Because competition is really fierce at the moment, getting a deal has become more reliant on having deeper relationships with investors. Waters says the worst thing to do is to have a “scattergun approach” and to randomly reach out to whoever has money. 

“Know who your target investor is, not just the firm, but the partner,” says Iovieno. “When you’re raising a Series A, normally the founder is doing 20 different jobs, you have a small team of maybe 20 to 40 people, and then they’re trying to raise the series as well as run the company, so it’s really important that you narrow down where you’re spending your time.”  

Nader AlSalim, founder and chief executive of fertility startup Gaia, who raised a $20m Series A this February, did just that. 

“We did it a little bit differently by saying 'let’s expand the timeline and just think strategically, who are the four to six guys that we would absolutely love to have on our cap table',” he tells Sifted. “Atomico was top of that list and we really built that relationship slowly over a longer period of time and then when we got into certain metrics that we felt were Series A-ready, we just invited those people to have a closer look.” 

After all, venture capital investment is a long journey, adds AlSalim.  

“It’s like speed dating to try and figure out who you’re gonna marry,” he says. “It allowed us also to form an opinion on who of the partners we would like to partner with for the next 10-year journey, because it’s a two-way thing.”

Know who your target investor is, not just the firm, but the partner

Iovieno’s top tip for building relationships is to use your startup network — or to even consider joining a good accelerator. 

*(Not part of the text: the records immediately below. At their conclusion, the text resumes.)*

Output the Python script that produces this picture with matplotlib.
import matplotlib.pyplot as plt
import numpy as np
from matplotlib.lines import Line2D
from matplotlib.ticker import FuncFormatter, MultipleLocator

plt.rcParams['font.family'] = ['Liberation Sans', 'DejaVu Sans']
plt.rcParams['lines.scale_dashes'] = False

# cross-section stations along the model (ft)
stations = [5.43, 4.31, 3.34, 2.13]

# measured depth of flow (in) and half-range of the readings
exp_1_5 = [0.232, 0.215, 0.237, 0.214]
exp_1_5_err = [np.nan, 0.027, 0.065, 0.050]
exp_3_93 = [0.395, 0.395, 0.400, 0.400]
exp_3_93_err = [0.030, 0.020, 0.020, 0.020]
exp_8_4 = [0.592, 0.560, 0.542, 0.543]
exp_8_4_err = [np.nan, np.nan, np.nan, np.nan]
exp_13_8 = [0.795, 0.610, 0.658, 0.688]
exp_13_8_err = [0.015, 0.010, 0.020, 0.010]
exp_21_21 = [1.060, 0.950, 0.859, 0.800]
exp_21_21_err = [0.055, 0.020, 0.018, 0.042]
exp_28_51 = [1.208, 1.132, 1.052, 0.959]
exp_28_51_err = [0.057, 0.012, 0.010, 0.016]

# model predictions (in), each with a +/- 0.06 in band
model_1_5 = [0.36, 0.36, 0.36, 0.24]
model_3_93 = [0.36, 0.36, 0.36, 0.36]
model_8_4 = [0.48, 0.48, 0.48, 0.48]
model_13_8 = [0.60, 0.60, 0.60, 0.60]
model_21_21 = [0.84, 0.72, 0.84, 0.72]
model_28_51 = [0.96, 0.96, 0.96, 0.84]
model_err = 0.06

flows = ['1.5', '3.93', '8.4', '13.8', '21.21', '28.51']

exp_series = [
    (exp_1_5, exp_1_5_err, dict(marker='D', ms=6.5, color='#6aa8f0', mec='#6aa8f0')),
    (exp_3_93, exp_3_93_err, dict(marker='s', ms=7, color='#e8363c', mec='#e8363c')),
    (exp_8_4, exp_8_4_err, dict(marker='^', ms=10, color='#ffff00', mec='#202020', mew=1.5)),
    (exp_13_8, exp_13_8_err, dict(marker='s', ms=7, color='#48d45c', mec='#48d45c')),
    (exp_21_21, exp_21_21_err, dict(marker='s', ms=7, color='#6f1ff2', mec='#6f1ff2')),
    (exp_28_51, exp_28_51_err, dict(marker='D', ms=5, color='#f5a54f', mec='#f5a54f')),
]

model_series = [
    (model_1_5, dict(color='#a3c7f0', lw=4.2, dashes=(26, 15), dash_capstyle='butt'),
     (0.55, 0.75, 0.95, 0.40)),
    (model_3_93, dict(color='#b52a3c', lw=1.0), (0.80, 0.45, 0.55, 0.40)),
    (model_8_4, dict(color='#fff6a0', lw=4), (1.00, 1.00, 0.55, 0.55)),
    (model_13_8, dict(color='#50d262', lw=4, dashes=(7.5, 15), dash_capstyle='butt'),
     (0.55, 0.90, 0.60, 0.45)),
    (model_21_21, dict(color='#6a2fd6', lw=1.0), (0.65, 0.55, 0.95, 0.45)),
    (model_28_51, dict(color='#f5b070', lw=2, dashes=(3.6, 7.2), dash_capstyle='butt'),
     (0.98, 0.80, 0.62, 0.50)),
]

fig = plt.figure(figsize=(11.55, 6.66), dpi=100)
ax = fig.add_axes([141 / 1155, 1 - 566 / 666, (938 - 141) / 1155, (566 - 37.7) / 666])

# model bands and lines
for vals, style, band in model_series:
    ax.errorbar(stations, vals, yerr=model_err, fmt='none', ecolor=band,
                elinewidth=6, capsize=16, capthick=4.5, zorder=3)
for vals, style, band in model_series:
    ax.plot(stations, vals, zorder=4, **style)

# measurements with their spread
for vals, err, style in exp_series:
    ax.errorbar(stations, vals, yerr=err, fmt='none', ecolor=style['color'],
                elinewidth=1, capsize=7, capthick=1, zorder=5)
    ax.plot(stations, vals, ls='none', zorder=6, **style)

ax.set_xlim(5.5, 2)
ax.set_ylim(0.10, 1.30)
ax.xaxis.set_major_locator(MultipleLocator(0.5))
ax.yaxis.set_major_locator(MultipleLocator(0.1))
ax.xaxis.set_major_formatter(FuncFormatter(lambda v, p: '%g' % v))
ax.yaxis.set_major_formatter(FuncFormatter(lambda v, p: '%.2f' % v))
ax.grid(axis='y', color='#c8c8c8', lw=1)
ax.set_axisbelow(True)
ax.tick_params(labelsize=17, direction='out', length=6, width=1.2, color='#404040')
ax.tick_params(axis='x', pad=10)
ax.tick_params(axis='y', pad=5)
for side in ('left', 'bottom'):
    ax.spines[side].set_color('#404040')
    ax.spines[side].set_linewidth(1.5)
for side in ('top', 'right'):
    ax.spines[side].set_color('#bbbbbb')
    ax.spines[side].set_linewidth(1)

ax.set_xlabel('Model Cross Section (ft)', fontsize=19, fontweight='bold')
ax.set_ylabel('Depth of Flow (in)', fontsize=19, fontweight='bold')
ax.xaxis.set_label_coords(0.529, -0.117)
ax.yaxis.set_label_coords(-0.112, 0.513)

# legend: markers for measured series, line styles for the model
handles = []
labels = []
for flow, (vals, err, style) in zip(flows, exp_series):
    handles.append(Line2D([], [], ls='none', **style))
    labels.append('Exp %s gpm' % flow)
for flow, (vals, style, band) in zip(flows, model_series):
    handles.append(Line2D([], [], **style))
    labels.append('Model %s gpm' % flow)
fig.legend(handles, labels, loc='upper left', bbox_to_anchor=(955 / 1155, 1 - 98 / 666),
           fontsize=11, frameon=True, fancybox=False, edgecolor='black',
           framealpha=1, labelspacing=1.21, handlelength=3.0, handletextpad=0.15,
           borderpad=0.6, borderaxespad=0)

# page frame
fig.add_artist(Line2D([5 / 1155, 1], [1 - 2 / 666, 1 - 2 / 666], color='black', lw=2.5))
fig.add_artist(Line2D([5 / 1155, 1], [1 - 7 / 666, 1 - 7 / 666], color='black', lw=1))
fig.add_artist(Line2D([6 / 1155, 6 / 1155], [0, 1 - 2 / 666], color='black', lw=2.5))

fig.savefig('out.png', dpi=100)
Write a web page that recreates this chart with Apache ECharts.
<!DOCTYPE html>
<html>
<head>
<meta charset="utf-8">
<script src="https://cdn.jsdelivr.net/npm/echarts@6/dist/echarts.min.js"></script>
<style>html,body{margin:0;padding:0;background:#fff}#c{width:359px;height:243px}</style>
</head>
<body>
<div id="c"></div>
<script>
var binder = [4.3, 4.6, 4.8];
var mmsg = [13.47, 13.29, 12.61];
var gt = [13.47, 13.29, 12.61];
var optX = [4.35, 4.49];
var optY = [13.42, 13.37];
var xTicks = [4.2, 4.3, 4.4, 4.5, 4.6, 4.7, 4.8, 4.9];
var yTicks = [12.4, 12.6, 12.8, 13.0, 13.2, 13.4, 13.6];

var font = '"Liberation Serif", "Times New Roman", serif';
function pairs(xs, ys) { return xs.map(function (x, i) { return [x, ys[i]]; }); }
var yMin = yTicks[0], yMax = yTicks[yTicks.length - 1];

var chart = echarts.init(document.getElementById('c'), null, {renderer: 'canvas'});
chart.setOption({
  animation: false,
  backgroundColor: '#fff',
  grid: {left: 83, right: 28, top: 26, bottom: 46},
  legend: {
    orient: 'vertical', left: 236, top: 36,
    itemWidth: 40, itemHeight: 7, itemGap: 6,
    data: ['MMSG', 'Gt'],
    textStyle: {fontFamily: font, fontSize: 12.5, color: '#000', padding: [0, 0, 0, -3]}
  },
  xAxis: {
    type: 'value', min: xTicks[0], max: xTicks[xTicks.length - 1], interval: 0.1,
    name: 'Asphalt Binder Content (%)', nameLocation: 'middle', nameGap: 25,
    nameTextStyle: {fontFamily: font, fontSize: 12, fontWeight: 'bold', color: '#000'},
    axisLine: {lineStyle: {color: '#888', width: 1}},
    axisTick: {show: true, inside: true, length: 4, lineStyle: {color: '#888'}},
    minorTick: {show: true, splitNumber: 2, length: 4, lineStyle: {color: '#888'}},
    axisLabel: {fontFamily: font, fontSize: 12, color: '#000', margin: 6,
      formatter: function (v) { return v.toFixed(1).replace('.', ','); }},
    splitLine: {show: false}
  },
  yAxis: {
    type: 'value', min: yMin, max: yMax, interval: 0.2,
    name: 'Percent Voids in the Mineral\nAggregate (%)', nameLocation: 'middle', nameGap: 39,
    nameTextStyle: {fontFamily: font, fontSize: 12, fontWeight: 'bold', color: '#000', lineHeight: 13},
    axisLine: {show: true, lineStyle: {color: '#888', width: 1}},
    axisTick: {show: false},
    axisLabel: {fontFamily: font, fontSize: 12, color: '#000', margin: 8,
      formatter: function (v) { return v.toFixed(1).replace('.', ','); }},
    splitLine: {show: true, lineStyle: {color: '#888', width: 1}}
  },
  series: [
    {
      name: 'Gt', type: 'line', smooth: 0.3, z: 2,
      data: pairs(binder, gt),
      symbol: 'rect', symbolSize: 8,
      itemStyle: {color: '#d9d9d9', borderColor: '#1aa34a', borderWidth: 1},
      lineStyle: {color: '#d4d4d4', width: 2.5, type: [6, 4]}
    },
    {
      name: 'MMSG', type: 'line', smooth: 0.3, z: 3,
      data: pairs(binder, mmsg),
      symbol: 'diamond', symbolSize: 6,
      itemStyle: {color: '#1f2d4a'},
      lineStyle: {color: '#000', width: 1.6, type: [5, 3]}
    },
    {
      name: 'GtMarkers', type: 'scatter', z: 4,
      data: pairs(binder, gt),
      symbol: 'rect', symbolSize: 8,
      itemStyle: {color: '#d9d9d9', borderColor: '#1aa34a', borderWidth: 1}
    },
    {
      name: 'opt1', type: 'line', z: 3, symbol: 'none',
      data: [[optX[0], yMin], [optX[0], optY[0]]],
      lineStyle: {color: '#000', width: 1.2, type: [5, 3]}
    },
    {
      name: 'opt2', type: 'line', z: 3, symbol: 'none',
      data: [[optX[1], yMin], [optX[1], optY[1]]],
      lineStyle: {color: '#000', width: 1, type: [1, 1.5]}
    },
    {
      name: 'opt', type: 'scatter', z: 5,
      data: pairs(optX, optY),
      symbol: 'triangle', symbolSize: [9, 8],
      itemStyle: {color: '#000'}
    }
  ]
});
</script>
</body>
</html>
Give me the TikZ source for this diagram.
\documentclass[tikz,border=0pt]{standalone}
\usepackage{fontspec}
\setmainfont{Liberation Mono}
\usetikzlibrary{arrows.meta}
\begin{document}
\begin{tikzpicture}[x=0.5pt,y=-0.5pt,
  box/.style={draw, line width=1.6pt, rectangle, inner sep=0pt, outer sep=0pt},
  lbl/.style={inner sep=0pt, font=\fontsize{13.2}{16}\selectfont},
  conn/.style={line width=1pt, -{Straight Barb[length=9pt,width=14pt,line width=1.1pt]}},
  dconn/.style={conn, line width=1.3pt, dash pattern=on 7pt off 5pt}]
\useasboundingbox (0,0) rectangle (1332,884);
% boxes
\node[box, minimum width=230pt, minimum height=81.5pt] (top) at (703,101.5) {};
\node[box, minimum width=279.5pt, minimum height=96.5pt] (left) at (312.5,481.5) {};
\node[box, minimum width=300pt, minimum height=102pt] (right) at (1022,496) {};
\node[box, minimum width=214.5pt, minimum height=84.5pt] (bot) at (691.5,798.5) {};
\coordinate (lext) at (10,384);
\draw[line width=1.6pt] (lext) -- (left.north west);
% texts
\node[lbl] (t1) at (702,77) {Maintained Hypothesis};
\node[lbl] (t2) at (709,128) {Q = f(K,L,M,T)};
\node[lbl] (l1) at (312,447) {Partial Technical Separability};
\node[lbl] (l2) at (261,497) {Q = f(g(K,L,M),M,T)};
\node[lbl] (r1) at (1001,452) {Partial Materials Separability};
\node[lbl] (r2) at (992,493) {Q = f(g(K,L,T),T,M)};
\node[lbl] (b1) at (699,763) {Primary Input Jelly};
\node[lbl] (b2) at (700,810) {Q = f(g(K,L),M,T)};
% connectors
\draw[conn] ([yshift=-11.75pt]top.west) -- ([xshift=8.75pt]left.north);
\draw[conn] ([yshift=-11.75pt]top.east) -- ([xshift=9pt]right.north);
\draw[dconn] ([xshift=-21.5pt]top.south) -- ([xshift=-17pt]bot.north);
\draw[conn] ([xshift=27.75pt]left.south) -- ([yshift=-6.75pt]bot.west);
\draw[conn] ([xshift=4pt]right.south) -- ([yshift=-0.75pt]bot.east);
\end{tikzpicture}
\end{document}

“Use your network to try and identify who those investors are. Talk to other founders who’ve gone through this that are in your sector to ask for advice,” she says. “There are tonnes of accelerators, so make sure you’re choosing the right one, but if you get onto a really good accelerator they can make a lot of really good introductions for you and a lot of the VCs follow the best accelerators.” 

Series A leads to Series B

According to Iovieno, seed and Series A funding in Europe is following a similar path to the US, where investors are looking to support founders further and further down the line. 

“We’re starting to see some of those experienced seed funding investors raise funds to go into Series A, that are thinking about how they continue to support companies into the next stage,” she says. “Which is a great sort of evolutionary path and very much mirrors what we saw from the most experienced VCs in the US several years ago. So already we can see that trend taking off in Europe.”  

Owens agrees, saying at the time Paddle raised its Series A, there was a very specific group of Series A-focused funds, but now funds are getting in on all the action.

“Today the stark difference is basically most funds do most things, unless they’re very specifically seed, or very specifically later stage,” he says. “Back when we raised it was fairly unheard of that you would have a fund lead a Series A and then also the same one lead the Series B and that seems to have become a lot more commonplace.”  

Because of this, Iovieno suggests to founders raising a Series A that Series B should also be on the agenda. 

“When you're thinking about raising a Series A, also have a mind on Series B if that’s your route,” she says. “Because the investors you raise from in Series A will almost certainly be followed by certain investors who typically invest at Series B.”